Thanks Marc for enlightening me about induction cooking (and Marathon hot water heaters, Fujitsu ductless minisplits, The Thousand Home challenge...). We are now the happy cookers over a Frigidaire induction stove and our one year old says thank you for not poising his air. By any chance do you have a recommendation for a whole house fan? I'm thinking that would be just the thing for the high dessert (Albuquerque) summer with cool nights.

Kim Quirk

Hi Marc,
I am also a very happy induction cooktop owner (Whirlpool). I went cold turkey -- all burners are induction. I had some pots and pans that work and I had to buy a few. I had a standard thermal electric cooktop before this and I love the low simmer and the very fast heat. According to the literature, it should save around 20% in electricity over the old one. I'm measuring all my electric use but I can't easily do a one-to-one comparison.
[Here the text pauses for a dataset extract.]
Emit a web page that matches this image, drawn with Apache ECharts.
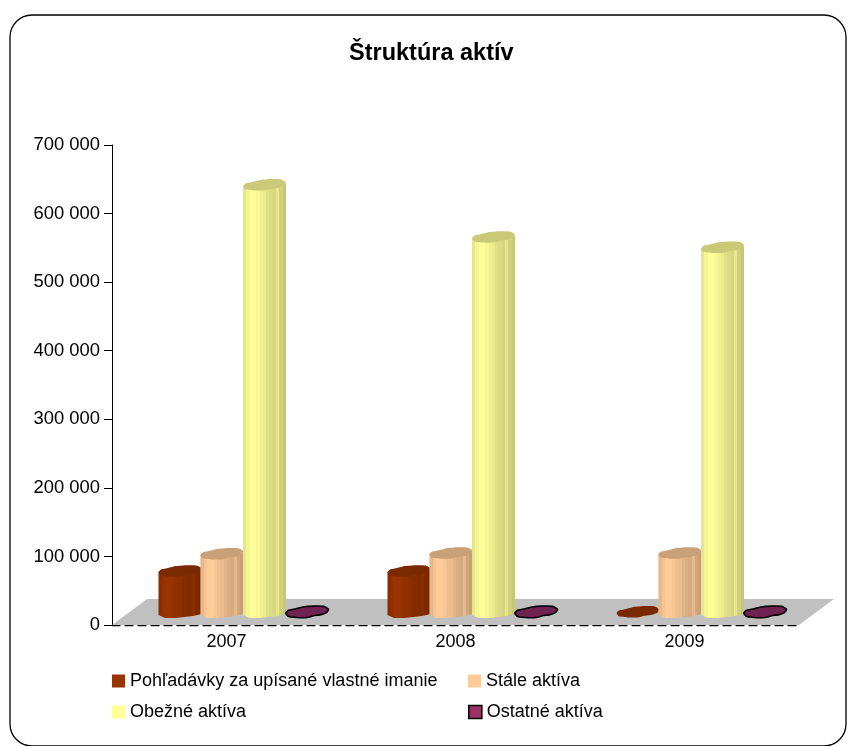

Has anyone else been able to cook the same thing on standard electric burners and on induction and then been able to measure the actual electricity used?

Marc Rosenbaum

Seth, no specific whole house fan recommendation. Usually belt driven ones have been quieter.
Kim, I don't know the extent of the data that's been taken on electric vs induction energy usage beyond the older report I read some time back.

michelle

What are folk using to cook in power outages which is normal at our location several days up to a week? Generator to run the induction or electric stove? Thnks Michelle

Marc Rosenbaum

Great question, Michelle. I've had a one burner propane stove and a 20 pound propane cylinder for years for just that type of event. For safety, the tank should remain outdoors, so i should run a permanent gas line from outdoors to inside to hook it up to (I had that in my NH house).